И вот редактором «Лит.России» стал Эрнст Сафонов – деликатнейший человек, крепкий прозаик. Тут можно вспомнить хотя бы отличный его рассказ про баобаб. И газета при нём вступила бесстрашно в новые времена. Появились публикации русских эмигрантов. Стараниями Сафонова газета выходит на новый уровень.
Да, уже менялся климат. Уже проходили вещи, которых раньше не могло быть в газете. У меня взяли: «Иванов, который, вообще-то, не Иванов», «Длинная рука КГБ» и т.д.
«Лит.Россию» читали, спорили. Знаю об это не понаслышке. Однажды получил письмо от Сергея Залыгина. Оказывается, прочитал мой рассказ, напечатанный в «Лит.России», и приглашает в «Новый мир». И пусть не сладилось у меня в тот раз ничего с толстым журналом, главное – «Лит.Россию» серьёзно читали тогда.
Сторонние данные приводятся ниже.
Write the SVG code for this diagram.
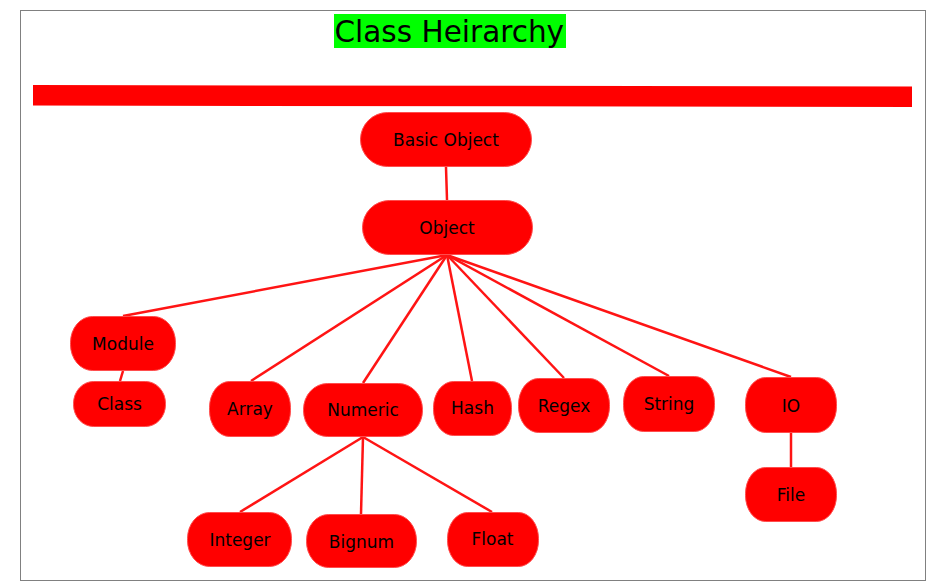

Да её читали по всему Союзу. Рассказ – мобильный жанр. И Сафонов, отбирая всё лучшее, ночами просиживая над рукописями, открывал широкую дорогу для всего талантливого.
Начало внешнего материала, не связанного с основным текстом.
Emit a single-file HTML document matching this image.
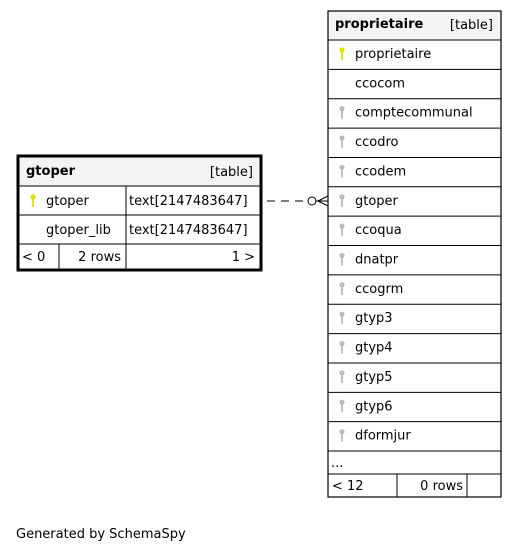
<!DOCTYPE html>
<html><head><meta charset="utf-8"><style>
body{margin:0;background:#fff;width:517px;height:553px;overflow:hidden}
svg text{font-family:"DejaVu Sans","Liberation Sans",sans-serif;font-size:13px;fill:#000}
</style></head><body>
<svg id="s" width="517" height="553" viewBox="0 0 517 553" xmlns="http://www.w3.org/2000/svg">
<defs>
<g id="key"><circle cx="0" cy="-3" r="2.6"/><rect x="-0.9" y="-1" width="1.8" height="8"/></g>
</defs>
<!-- gtoper table -->
<g>
<rect x="18" y="156" width="243" height="30" fill="#f4f4f4"/>
<text x="26" y="175" font-weight="bold">gtoper</text>
<text x="253" y="176" text-anchor="end">[table]</text>
<line x1="18" y1="186" x2="261" y2="186" stroke="#000"/>
<line x1="18" y1="215" x2="261" y2="215" stroke="#000"/>
<line x1="18" y1="244" x2="261" y2="244" stroke="#000"/>
<line x1="126" y1="186" x2="126" y2="270" stroke="#000"/>
<line x1="59" y1="244" x2="59" y2="270" stroke="#000"/>
<use href="#key" x="33" y="200" fill="#e0e000"/>
<text x="46" y="205">gtoper</text>
<text x="129" y="205">text[2147483647]</text>
<text x="46" y="234">gtoper_lib</text>
<text x="129" y="234">text[2147483647]</text>
<text x="22" y="261">&lt; 0</text>
<text x="121" y="261" text-anchor="end">2 rows</text>
<text x="255" y="261" text-anchor="end">1 &gt;</text>
<rect x="18" y="156" width="243" height="114" fill="none" stroke="#000" stroke-width="3"/>
</g>
<!-- relationship -->
<g stroke="#000" fill="none">
<line x1="267" y1="201" x2="307" y2="201" stroke-dasharray="8,6"/>
<circle cx="312" cy="201" r="4" fill="#fff"/>
<line x1="316" y1="201" x2="328" y2="201"/>
<line x1="318" y1="201" x2="328" y2="196"/>
<line x1="318" y1="201" x2="328" y2="206"/>
</g>
<!-- proprietaire table -->
<g id="p">
<rect x="328" y="11" width="173" height="29" fill="#f4f4f4"/>
<text x="335" y="28" font-weight="bold">proprietaire</text>
<text x="493" y="29" text-anchor="end">[table]</text>
</g>
<text x="16" y="538">Generated by SchemaSpy</text>
</svg>
<script>
const NS="http://www.w3.org/2000/svg";
const cols=["proprietaire","ccocom","comptecommunal","ccodro","ccodem","gtoper","ccoqua","dnatpr","ccogrm","gtyp3","gtyp4","gtyp5","gtyp6","dformjur"];
const keyType=["pk","none","fk","fk","fk","fk","fk","fk","fk","fk","fk","fk","fk","fk"];
const g=document.getElementById('p');
function mk(t,a){const e=document.createElementNS(NS,t);for(const k in a)e.setAttribute(k,a[k]);return e;}
const top0=40,step=29.36;
cols.forEach((c,i)=>{
  const y=top0+i*step;
  const ln=mk('line',{x1:328,y1:y,x2:501,y2:y,stroke:'#000'});g.appendChild(ln);
  if(keyType[i]!=='none'){
    const u=mk('use',{href:'#key',x:342,y:y+13,fill:keyType[i]==='pk'?'#e0e000':'#bbb'});
    
    
    g.appendChild(u);
  }
  const t=mk('text',{x:355,y:y+18});t.textContent=c;
  
  
  g.appendChild(t);
});
const yd=top0+cols.length*step;
g.appendChild(mk('line',{x1:328,y1:yd,x2:501,y2:yd,stroke:'#000'}));
const dots=mk('text',{x:331,y:yd+16});dots.textContent='...';


g.appendChild(dots);
const yf=474;
g.appendChild(mk('line',{x1:328,y1:yf,x2:501,y2:yf,stroke:'#000'}));
g.appendChild(mk('line',{x1:397,y1:yf,x2:397,y2:497,stroke:'#000'}));
g.appendChild(mk('line',{x1:467,y1:yf,x2:467,y2:497,stroke:'#000'}));
const f1=mk('text',{x:332,y:yf+16});f1.textContent='< 12';


g.appendChild(f1);
const f2=mk('text',{x:463,y:yf+16,'text-anchor':'end'});f2.textContent='0 rows';


g.appendChild(f2);
g.appendChild(mk('rect',{x:328,y:11,width:173,height:486,fill:'none',stroke:'#000','stroke-width':1.2}));
</script>
</body></html>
Это был человек широкой души, хлебосольный, часто собирал нас у себя дома, кормил-поил голодноватых семинаристов. Всегда был рад видеть в газете.
Да, одних уж нет, а те далече… Умер Сафонов, не успев довести дела до конца. Перестройка многих подкосила.
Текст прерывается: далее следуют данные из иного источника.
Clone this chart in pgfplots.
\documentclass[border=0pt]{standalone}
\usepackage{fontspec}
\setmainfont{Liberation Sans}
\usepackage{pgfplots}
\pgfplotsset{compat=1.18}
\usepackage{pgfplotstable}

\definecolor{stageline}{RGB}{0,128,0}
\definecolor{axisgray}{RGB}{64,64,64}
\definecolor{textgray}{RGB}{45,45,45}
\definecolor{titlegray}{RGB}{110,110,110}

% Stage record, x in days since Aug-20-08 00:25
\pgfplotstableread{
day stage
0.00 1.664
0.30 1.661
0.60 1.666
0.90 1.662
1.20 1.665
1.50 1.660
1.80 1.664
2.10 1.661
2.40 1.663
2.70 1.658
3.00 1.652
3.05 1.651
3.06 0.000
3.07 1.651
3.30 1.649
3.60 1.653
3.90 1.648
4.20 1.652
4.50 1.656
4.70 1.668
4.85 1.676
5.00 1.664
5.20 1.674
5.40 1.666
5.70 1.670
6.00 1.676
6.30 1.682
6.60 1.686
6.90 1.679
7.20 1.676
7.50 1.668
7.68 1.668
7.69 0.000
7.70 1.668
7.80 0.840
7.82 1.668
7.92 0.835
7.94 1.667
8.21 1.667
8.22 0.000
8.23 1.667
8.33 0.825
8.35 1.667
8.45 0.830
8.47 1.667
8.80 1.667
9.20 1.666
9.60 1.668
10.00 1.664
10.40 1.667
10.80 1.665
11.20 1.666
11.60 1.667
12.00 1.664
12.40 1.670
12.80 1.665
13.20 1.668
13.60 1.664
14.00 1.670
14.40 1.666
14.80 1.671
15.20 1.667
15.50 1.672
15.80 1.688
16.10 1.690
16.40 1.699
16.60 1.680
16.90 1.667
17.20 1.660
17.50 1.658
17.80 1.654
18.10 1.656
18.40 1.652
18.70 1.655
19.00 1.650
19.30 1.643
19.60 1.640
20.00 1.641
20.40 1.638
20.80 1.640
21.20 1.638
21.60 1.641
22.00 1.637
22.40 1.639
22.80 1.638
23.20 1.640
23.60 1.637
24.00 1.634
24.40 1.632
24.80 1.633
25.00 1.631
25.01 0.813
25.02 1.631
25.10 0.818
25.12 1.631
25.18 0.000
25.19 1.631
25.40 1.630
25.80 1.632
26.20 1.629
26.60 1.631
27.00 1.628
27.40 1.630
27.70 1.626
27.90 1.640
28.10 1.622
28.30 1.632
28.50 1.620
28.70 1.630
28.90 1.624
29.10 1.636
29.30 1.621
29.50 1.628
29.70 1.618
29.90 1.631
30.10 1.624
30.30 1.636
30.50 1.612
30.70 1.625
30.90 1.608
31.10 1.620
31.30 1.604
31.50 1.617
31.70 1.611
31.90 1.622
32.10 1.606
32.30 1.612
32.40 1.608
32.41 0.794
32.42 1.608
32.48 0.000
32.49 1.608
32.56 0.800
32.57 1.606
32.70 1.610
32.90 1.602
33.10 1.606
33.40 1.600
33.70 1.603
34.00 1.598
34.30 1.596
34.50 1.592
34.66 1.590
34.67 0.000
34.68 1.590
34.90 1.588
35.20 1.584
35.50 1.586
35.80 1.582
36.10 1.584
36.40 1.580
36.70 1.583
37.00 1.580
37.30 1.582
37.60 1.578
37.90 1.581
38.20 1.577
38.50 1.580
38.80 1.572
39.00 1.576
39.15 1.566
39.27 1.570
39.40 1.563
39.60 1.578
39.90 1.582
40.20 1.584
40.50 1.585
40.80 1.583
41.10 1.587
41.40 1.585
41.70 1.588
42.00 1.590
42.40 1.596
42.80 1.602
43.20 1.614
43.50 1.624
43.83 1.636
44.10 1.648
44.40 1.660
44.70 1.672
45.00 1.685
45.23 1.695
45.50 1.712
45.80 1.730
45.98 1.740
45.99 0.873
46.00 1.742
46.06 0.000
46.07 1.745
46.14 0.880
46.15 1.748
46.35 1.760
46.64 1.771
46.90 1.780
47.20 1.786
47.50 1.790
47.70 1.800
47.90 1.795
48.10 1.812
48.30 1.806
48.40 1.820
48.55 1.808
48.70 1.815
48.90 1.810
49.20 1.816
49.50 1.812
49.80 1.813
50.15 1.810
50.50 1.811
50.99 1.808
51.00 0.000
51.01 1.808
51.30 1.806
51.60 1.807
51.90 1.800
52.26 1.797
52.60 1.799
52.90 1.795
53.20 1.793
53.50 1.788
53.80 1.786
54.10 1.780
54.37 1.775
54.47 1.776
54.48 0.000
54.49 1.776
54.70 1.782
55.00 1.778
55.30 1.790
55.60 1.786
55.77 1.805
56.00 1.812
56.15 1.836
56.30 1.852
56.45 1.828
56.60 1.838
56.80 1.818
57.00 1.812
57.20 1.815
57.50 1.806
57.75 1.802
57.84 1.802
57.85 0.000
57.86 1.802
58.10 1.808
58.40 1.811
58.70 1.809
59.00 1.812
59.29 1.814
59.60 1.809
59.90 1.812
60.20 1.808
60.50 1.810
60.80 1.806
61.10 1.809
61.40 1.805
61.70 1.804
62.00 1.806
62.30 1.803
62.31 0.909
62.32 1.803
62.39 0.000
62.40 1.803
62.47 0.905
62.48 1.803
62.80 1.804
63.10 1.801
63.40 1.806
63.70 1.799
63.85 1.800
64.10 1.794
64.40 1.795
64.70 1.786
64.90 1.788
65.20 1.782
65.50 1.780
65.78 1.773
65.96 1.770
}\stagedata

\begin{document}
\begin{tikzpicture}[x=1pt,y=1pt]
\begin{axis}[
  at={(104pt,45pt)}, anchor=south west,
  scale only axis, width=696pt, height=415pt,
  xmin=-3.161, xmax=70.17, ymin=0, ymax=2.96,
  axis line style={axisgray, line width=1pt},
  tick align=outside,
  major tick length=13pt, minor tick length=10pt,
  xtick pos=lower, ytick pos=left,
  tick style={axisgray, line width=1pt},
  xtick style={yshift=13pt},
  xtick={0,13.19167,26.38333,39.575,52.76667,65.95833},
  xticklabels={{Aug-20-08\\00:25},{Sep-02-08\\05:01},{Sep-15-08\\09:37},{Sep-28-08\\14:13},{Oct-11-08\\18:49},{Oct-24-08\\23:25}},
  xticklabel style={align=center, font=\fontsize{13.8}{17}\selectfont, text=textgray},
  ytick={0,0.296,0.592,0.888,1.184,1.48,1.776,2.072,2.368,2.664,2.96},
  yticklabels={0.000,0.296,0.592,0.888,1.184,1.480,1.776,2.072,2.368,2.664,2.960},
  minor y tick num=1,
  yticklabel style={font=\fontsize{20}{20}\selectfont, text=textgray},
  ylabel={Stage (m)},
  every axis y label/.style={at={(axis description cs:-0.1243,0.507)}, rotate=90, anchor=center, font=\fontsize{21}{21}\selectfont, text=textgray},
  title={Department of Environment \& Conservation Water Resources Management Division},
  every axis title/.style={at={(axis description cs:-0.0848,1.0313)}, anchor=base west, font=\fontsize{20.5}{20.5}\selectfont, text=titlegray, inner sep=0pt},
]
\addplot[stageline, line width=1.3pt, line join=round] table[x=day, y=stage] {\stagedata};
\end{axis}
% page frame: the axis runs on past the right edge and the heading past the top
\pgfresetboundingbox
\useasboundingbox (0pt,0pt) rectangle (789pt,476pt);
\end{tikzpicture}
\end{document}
«Отступаем, старик, отступаем…» – писал когда-то Шипилов.
Где вы все, с кем учился на ВЛК? Коля Шипилов, Гена Ненашев… Часто вспоминаю вас всех. И не за написанное, хотя и очень талантливое, а за широту души, за безоглядную верность чему-то главному…
А как хорошо было после гонорара когда-то… А при проклятом застое, не в пример нынешним временам, уважали всё-таки литератора – то есть платили, в общем-то, нормально, и можно было не считать копейки. Так вот, сбегаешь в гастроном напротив и, позвякивая сумкой, проскользнёшь в кабинет Дробот… Галина Васильевна дымит в потолок, не отрываясь от правки. И лишь глазами покажет на портрет. И тогда разгрузишь всё. Места за портретом достаточно. Юра Стефанович уже несёт стаканы, режет сыр, колбасу, селёдочку (это уж обязательно), разливает – всё там же за портретом – по стаканам.
– Ну, – лихо командует хрипловатым голосом Дробот.
И мы опрокидываем по первой.
Обязательно заглянет начальство. Надо срочно решать какой-то вопрос. Галина Васильевна уже на своём посту, дымит, правит, чиркает – вся в работе. И мы со Стефановичем тоже при деле – склонились над рукописью. Идиллия. Начальство поведёт носом, но не усмотрит криминала – портрет отлично прикрывал нас – и удалится восвояси…
С годами, отяжелев, потянулся я к крупной форме. Но так или иначе, возвращаюсь к началу, то есть к «Лит.России»… Как-то КГБ наградил премией за роман «Андропов и другие». Сидим в ЦДЛ с генералом, отмечаем. И вдруг он вспомнил мой давнишний рассказ, напечатанный в «Лит.России», «Длинная рука КГБ»:
– Ты прав, старик, тогда всё так и было…
Годы идут, стареем. Случайно оказавшись на Цветном, решил заглянуть. И не узнал. Так всё здесь переменилось. С трудом газету отыскал. Редакцию вытеснили из шестиэтажного домища в какую-то пристройку. Ну и ну, подумал. Люди, конечно, незнакомые. Понятно – столько лет прошло.
Дробот? Ушла. Слепнет всё больше.
Павловский? Его не стало весной.
Стефанович? Он умер больше десяти лет назад.
Тут из комнаты напротив вышел коренастый, энергичный человек, спросил:
– А вы кто?
– Я – Тёшкин… когда-то печатался здесь. Давно.
– А! Юрий!
Вот те на! Помнят ещё. Ну и ну!
– А вы?
– А я главный редактор – Огрызко Вячеслав. Отмечаем пятидесятилетие газеты.
– Ну, надо же! Уже пятьдесят лет.
– Напишете что-нибудь, может?
И повеяло той, полузабытой, искренностью, которой всегда отличалась «Литературная Россия». И как это здорово – в наш-то продажный век.